Figure 21 : Schiaparelli,broderie de la Maison Lesage, Robe du soir, 1950-51
La broderie qui l’habille est présente mais discrète, sans aucun excès et sans esbroufe d’aucune sorte. Du Schiaparelli associé à Lesage[5] du meilleur acabit. Elle est de « fils métalliques, cordonnet, perles et strass » que l’on peut apprécier dans le détail, Figure 22.
Figure 22 : Schiaparelli,broderie de la Maison Lesage, Robe du soir (détail), 1950-51
On note, les lignes en couchure de lame métal, posée de sorte que le clinquant recouvre à chaque retour la moitié de la lame précédente. Des perles sont disposées à des intervalles irréguliers sur les lames. Entre ces lignes, un dessin plus complexe, définit par ce qui semble être une cartisane[6] disposée verticalement, de manière à définir des espaces vides habillés de canetille (frisure et bouillon), strass et perles.
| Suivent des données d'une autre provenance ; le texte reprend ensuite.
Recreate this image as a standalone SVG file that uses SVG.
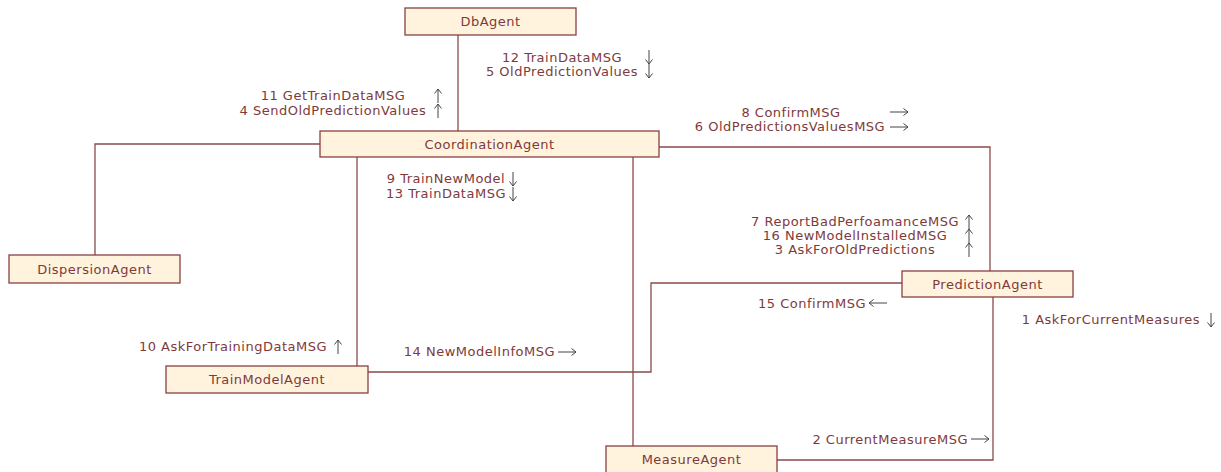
<svg xmlns="http://www.w3.org/2000/svg" width="1221" height="472" viewBox="0 0 1221 472">
  <style>
    .box { fill: #fff3de; stroke: #8a4040; stroke-width: 1.3; }
    .name { font-family: "DejaVu Sans", Verdana, sans-serif; font-size: 13px; letter-spacing: 0.5px; fill: #7e3a3a; text-anchor: middle; }
    .wire { fill: none; stroke: #8a4a4a; stroke-width: 1.3; }
    .msg { font-family: "DejaVu Sans", Verdana, sans-serif; font-size: 13px; letter-spacing: 0.5px; fill: #7e3a3a; }
    .mid { text-anchor: middle; }
    .end { text-anchor: end; }
    .dir { fill: none; stroke: #444; stroke-width: 1; }
  </style>
  <defs>
    <!-- small direction arrows drawn beside message labels -->
    <path id="up" class="dir" d="M0,14 V0 M-3.5,4.5 L0,0 L3.5,4.5"/>
    <path id="down" class="dir" d="M0,0 V14 M-3.5,9.5 L0,14 L3.5,9.5"/>
    <path id="right" class="dir" d="M0,0 H18 M13.5,-3.5 L18,0 L13.5,3.5"/>
    <path id="left" class="dir" d="M18,0 H0 M4.5,-3.5 L0,0 L4.5,3.5"/>
  </defs>
  <rect width="1221" height="472" fill="#ffffff"/>

  <g id="connectors">
    <path class="wire" d="M458,35 V131"/>
    <path class="wire" d="M320,144 H95 V255"/>
    <path class="wire" d="M659,147 H990 V271"/>
    <path class="wire" d="M357,157 V366"/>
    <path class="wire" d="M633,157 V446"/>
    <path class="wire" d="M368,372 H651 V283 H902"/>
    <path class="wire" d="M777,460 H993 V297"/>
  </g>

  <g id="DbAgent">
    <rect class="box" x="405" y="8" width="171" height="27"/>
    <text class="name" x="490.5" y="26">DbAgent</text>
  </g>
  <g id="CoordinationAgent">
    <rect class="box" x="320" y="131" width="339" height="26"/>
    <text class="name" x="489.5" y="148.5">CoordinationAgent</text>
  </g>
  <g id="DispersionAgent">
    <rect class="box" x="9" y="255" width="171" height="28"/>
    <text class="name" x="94.5" y="273.5">DispersionAgent</text>
  </g>
  <g id="PredictionAgent">
    <rect class="box" x="902" y="271" width="171" height="26"/>
    <text class="name" x="987.5" y="288.5">PredictionAgent</text>
  </g>
  <g id="TrainModelAgent">
    <rect class="box" x="166" y="366" width="202" height="27"/>
    <text class="name" x="267" y="384">TrainModelAgent</text>
  </g>
  <g id="MeasureAgent">
    <rect class="box" x="606" y="446" width="171" height="28"/>
    <text class="name" x="691.5" y="463.5">MeasureAgent</text>
  </g>

  <g id="messages">
    <text class="msg mid" x="562" y="62">12 TrainDataMSG</text>
    <text class="msg mid" x="562" y="76">5 OldPredictionValues</text>
    <use href="#down" x="649" y="50"/>
    <use href="#down" x="649" y="64"/>

    <text class="msg mid" x="333" y="100">11 GetTrainDataMSG</text>
    <text class="msg mid" x="333" y="115">4 SendOldPredictionValues</text>
    <use href="#up" x="438" y="89"/>
    <use href="#up" x="438" y="104"/>

    <text class="msg mid" x="791" y="117">8 ConfirmMSG</text>
    <text class="msg mid" x="790" y="131">6 OldPredictionsValuesMSG</text>
    <use href="#right" x="890" y="112"/>
    <use href="#right" x="890" y="127"/>

    <text class="msg mid" x="446" y="183">9 TrainNewModel</text>
    <text class="msg mid" x="446" y="198">13 TrainDataMSG</text>
    <use href="#down" x="513" y="172"/>
    <use href="#down" x="513" y="187"/>

    <text class="msg mid" x="855" y="226">7 ReportBadPerfoamanceMSG</text>
    <text class="msg mid" x="855" y="240">16 NewModelInstalledMSG</text>
    <text class="msg mid" x="855" y="254">3 AskForOldPredictions</text>
    <use href="#up" x="969" y="215"/>
    <use href="#up" x="969" y="229"/>
    <use href="#up" x="969" y="243"/>

    <text class="msg end" x="866" y="308">15 ConfirmMSG</text>
    <use href="#left" x="869" y="303"/>

    <text class="msg end" x="1200" y="324">1 AskForCurrentMeasures</text>
    <use href="#down" x="1211" y="313"/>

    <text class="msg end" x="327" y="351">10 AskForTrainingDataMSG</text>
    <use href="#up" x="338" y="340"/>

    <text class="msg end" x="555" y="356">14 NewModelInfoMSG</text>
    <use href="#right" x="558" y="352"/>

    <text class="msg end" x="968" y="444">2 CurrentMeasureMSG</text>
    <use href="#right" x="971" y="439"/>
  </g>
</svg>
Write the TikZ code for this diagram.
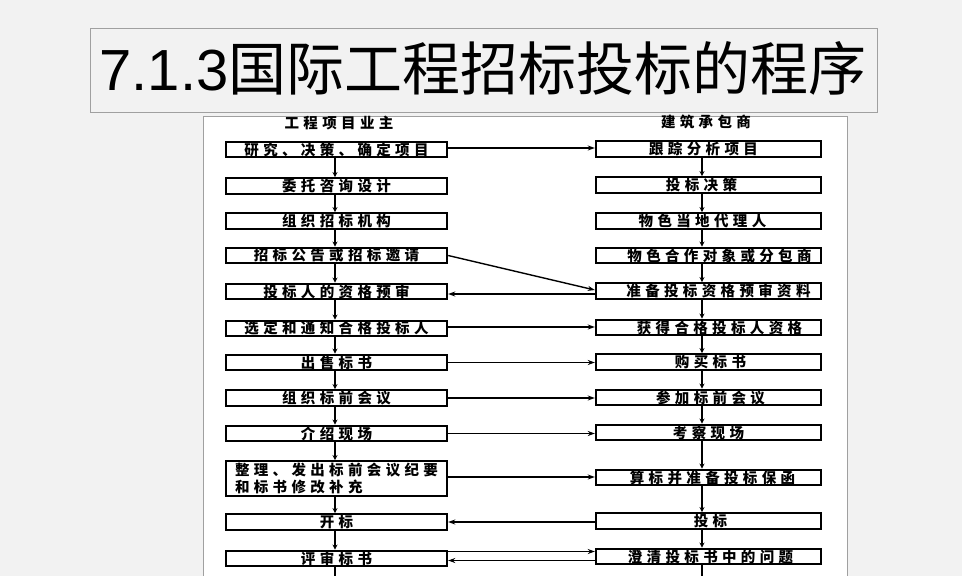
\documentclass[tikz,border=0pt]{standalone}
\usepackage{fontspec}
\setmainfont{Liberation Sans}
\newfontfamily\cjk{Noto Sans CJK SC}
\newfontfamily\cjkls{Noto Sans CJK SC}[LetterSpace=30]
\usetikzlibrary{arrows.meta}
\definecolor{bgc}{HTML}{F2F2F2}
\definecolor{framec}{HTML}{A0A0A0}
\begin{document}
\begin{tikzpicture}[x=1pt,y=-1pt,
  box/.style={draw=black, line width=2.4pt, fill=white, minimum height=15.5pt, inner sep=0pt,
    font=\cjkls\bfseries\fontsize{14.5}{17}\selectfont},
  lbox/.style={box, minimum width=221pt},
  rbox/.style={box, minimum width=225pt},
  head/.style={font=\cjkls\bfseries\fontsize{14.5}{17}\selectfont, inner sep=0pt},
  varrow/.style={line width=1.4pt, -{Stealth[length=5pt,width=5pt]}},
  harrow/.style={line width=1.4pt, -{Stealth[length=7pt,width=5pt]}},
  plain/.style={line width=1.4pt}]
\fill[bgc] (0,0) rectangle (962,576);
\useasboundingbox (0,0) rectangle (962,576);
% title
\draw[framec, fill=bgc, line width=0.8pt] (90,28) rectangle (877,112);
\node[inner sep=0pt, font=\fontsize{58}{60}\selectfont] (title) at (483,68) {7.1.3{\cjk 国际工程招标投标的程序}};
% scanned panel
\draw[framec, fill=white, line width=0.8pt] (203,116) rectangle (847,590);
% headers
\node[head] (hl) at (339,123) {工程项目业主};
\node[head] (hr) at (706,122) {建筑承包商};
% left column
\node[lbox] (L1) at (336.5,149.5) {研究、决策、确定项目};
\node[lbox] (L2) at (336.5,186) {委托咨询设计};
\node[lbox] (L3) at (336.5,221) {组织招标机构};
\node[lbox] (L4) at (336.5,255.5) {招标公告或招标邀请};
\node[lbox] (L5) at (336.5,291.5) {投标人的资格预审};
\node[lbox] (L6) at (336.5,328.5) {选定和通知合格投标人};
\node[lbox] (L7) at (336.5,362.5) {出售标书};
\node[lbox] (L8) at (336.5,398) {组织标前会议};
\node[lbox] (L9) at (336.5,433.5) {介绍现场};
\node[lbox, minimum height=34.5pt, align=left] (L10) at (336.5,478.5) {整理、发出标前会议纪要\\和标书修改补充};
\node[lbox] (L11) at (336.5,522) {开标};
\node[lbox] (L12) at (336.5,558.5) {评审标书};
% right column
\node[rbox] (R1) at (708.5,149) {跟踪分析项目\hspace*{10pt}};
\node[rbox] (R2) at (708.5,185) {投标决策\hspace*{14pt}};
\node[rbox] (R3) at (708.5,221) {物色当地代理人\hspace*{12pt}};
\node[rbox] (R4) at (708.5,255.5) {\hspace*{22pt}物色合作对象或分包商};
\node[rbox] (R5) at (708.5,291) {\hspace*{20pt}准备投标资格预审资料};
\node[rbox] (R6) at (708.5,327.5) {\hspace*{22pt}获得合格投标人资格};
\node[rbox] (R7) at (708.5,362) {\hspace*{4pt}购买标书};
\node[rbox] (R8) at (708.5,397.5) {\hspace*{4pt}参加标前会议};
\node[rbox] (R9) at (708.5,432.5) {考察现场};
\node[rbox] (R10) at (708.5,477.5) {\hspace*{8pt}算标并准备投标保函};
\node[rbox] (R11) at (708.5,521) {\hspace*{4pt}投标};
\node[rbox] (R12) at (708.5,556.5) {\hspace*{4pt}澄清投标书中的问题};
\coordinate (Lend) at (335,576);
\coordinate (Rend) at (702,576);
% vertical arrows left
\foreach \a/\b in {L1/L2,L2/L3,L3/L4,L4/L5,L5/L6,L6/L7,L7/L8,L8/L9,L9/L10,L10/L11,L11/L12}
  \draw[varrow] ([xshift=-1.5pt]\a.south) -- ([xshift=-1.5pt]\b.north);
\draw[plain] ([xshift=-1.5pt]L12.south) -- (Lend);
% vertical arrows right
\foreach \a/\b in {R1/R2,R2/R3,R3/R4,R4/R5,R5/R6,R6/R7,R7/R8,R8/R9,R9/R10,R10/R11,R11/R12}
  \draw[varrow] ([xshift=-6.5pt]\a.south) -- ([xshift=-6.5pt]\b.north);
\draw[plain] ([xshift=-6.5pt]R12.south) -- (Rend);
% horizontal connectors
\draw[harrow] ([yshift=1.5pt]L1.east) -- ([yshift=1.5pt]L1.east -| R1.west);
\draw[harrow] (L4.east) -- ([yshift=1pt]R5.west);
\draw[harrow] ([yshift=-3pt]R5.west) -- ([yshift=-3pt]R5.west -| L5.east);
\draw[harrow] ([yshift=1.5pt]L6.east) -- ([yshift=1.5pt]L6.east -| R6.west);
\draw[harrow] (L7.east) -- (L7.east -| R7.west);
\draw[harrow] (L8.east) -- (L8.east -| R8.west);
\draw[harrow] (L9.east) -- (L9.east -| R9.west);
\draw[harrow] ([yshift=1.5pt]L10.east) -- ([yshift=1.5pt]L10.east -| R10.west);
\draw[harrow] ([yshift=-1pt]R11.west) -- ([yshift=-1pt]R11.west -| L11.east);
\draw[harrow] ([yshift=7pt]L12.east) -- ([yshift=7pt]L12.east -| R12.west);
\draw[harrow] ([yshift=-4pt]R12.west) -- ([yshift=-4pt]R12.west -| L12.east);
\end{tikzpicture}
\end{document}
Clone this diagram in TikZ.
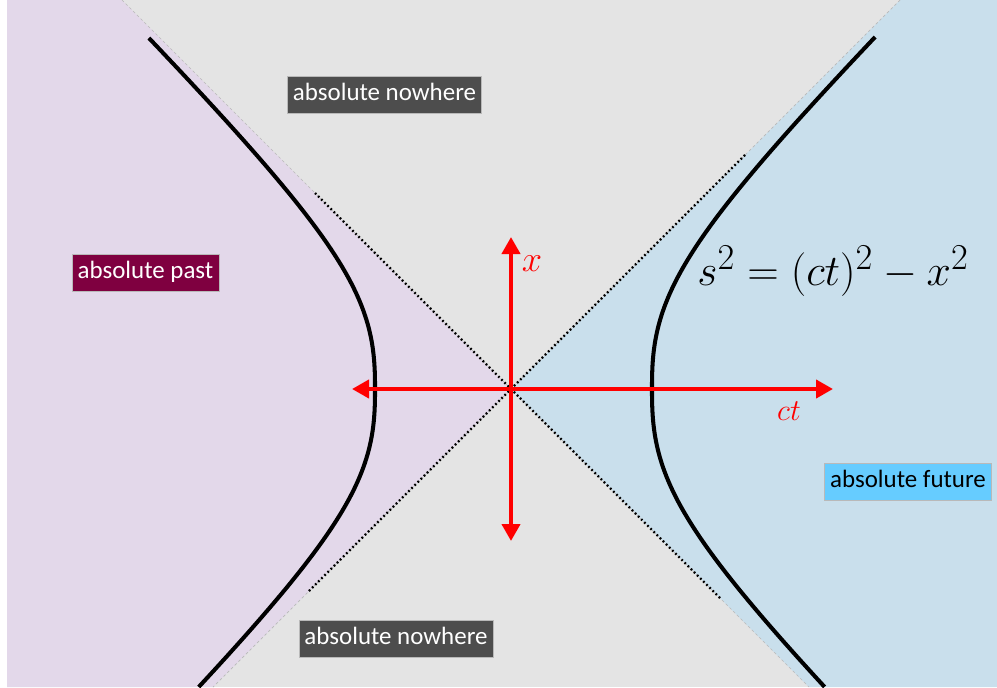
\documentclass[tikz,border=0pt]{standalone}
\usepackage{amsmath}
\usepackage[no-math]{fontspec}
\setmainfont{Carlito}
\usetikzlibrary{arrows.meta, positioning}
\definecolor{bggray}{HTML}{E4E4E4}
\definecolor{pastfill}{HTML}{E3D8EA}
\definecolor{futurefill}{HTML}{C9DFEC}
\definecolor{nowherebox}{HTML}{4D4D4D}
\definecolor{pastbox}{HTML}{7F0040}
\definecolor{futurebox}{HTML}{66CCFF}
\tikzstyle{tag2} = [rectangle, inner xsep=0.11cm, minimum height=0.74cm, text height=10pt, text depth=3pt, font=\fontsize{14.2}{16}\selectfont, draw=gray!55, line width=0.3pt]
\tikzstyle{nowhere2} = [tag2, fill=nowherebox, text=white]
\tikzstyle{past2} = [tag2, fill=pastbox, text=white]
\tikzstyle{future2} = [tag2, fill=futurebox, text=black]
\tikzstyle{axis2} = [red, line width=2.3pt, {Triangle[length=0.34cm,width=0.36cm]}-{Triangle[length=0.34cm,width=0.36cm]}]
\tikzstyle{curve2} = [black, line width=2.3pt]
\tikzstyle{cone2} = [black, line width=1.3pt, dash pattern=on 1pt off 1.5pt]
\tikzstyle{edge2} = [gray!55, line width=0.4pt, dash pattern=on 1.5pt off 1.5pt]

\begin{document}
\begin{tikzpicture}[x=0.02cm, y=-0.02cm]

            % Background and regions
            \useasboundingbox (0,0) rectangle (997,687);
            \fill[white] (0,0) rectangle (997,687);
            \fill[bggray] (7,0) rectangle (997,687);
            \fill[pastfill] (7,0) -- (122,0) -- (511,389) -- (213,687) -- (7,687) -- cycle;
            \fill[futurefill] (900,0) -- (997,0) -- (997,687) -- (809,687) -- (511,389) -- cycle;
            \draw [edge2] (122,0) -- (511,389) -- (213,687);
            \draw [edge2] (900,0) -- (511,389) -- (809,687);

            % Light cone
            \coordinate (origin) at (511,389);
            \draw [cone2] (315,193) -- (origin) -- (721,599);
            \draw [cone2] (745,155) -- (origin) -- (308,592);

            % Hyperbolas
            \draw [curve2] plot[domain=-3.51:2.98, samples=120, variable=\t, smooth]
                ({511-100*((abs(\t))^2.6+1.36^2.6)^(1/2.6)}, {389+100*\t});
            \draw [curve2] plot[domain=-3.52:2.98, samples=120, variable=\t, smooth]
                ({511+100*((abs(\t))^2.6+1.41^2.6)^(1/2.6)}, {389+100*\t});

            % Place nodes
            \node (nowhere1) [nowhere2] at (384.5,94.5) {absolute nowhere};
            \node (nowhere3) [nowhere2] at (396,638.5) {absolute nowhere};
            \node (past) [past2] at (145.5,272.5) {absolute past};
            \node (future) [future2] at (908,481.5) {absolute future};
            \node (eq) [anchor=base west, inner sep=0pt, font=\fontsize{28}{32}\selectfont] at (697,285) {$s^2 = (ct)^2 - x^2$};
            \node (xlab) [red, font=\fontsize{20}{24}\selectfont] at (532,264) {$x$};
            \node (ctlab) [red, font=\fontsize{19}{22}\selectfont] at (789,411) {$ct$};

            % Axes
            \coordinate (ctneg) at (352,389);
            \coordinate (ctpos) at (833,389);
            \coordinate (xpos) at (511,237);
            \coordinate (xneg) at (511,541);
            \draw [axis2] (ctneg) -- (ctpos);
            \draw [axis2] (xneg) -- (xpos);

        \end{tikzpicture}
\end{document}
En résumé, exposition intéressante, quoique un peu confuse, où, à mon avis, on aurait pu se passer de beaucoup de références aux créateurs de mode de la deuxième moitié du XXe et du courant XXIe siècle. Vous n’avez pas à vous précipiter puisqu’elle reste ouverte jusqu’au 11 janvier 2026.
[1] Je n’ai jamais entendu parler de ce point et mes recherches sur Internet se sont avérées infructueuses.
[2] Voir le terme « canetille » et son illustration dans https://www.plaisirstextiles.com/pages/glossaire-de-la-broderie.html.
[3] COUGARD-FRUMAN (Josiane) & FRUMAN (Daniel H.), Le trésor brodé de la cathédrale du Puy en Velay : Chefs-d'œuvre de la collection Cougard-Fruman, Albin Michel, Paris, 2010. N° 38, p. 134-137 et 263
[4] Au sujet de Schiaparelli, Lesage et les broderies, voir Schiaparelli et la broderie au MAD et, en particulier, les figures qui illustrent la note.
[5] Remarquez que chez Schiaparelli le nom de l’atelier de broderie figure toujours dans les cartels. Ce n’est pas le cas pour les autres créateurs.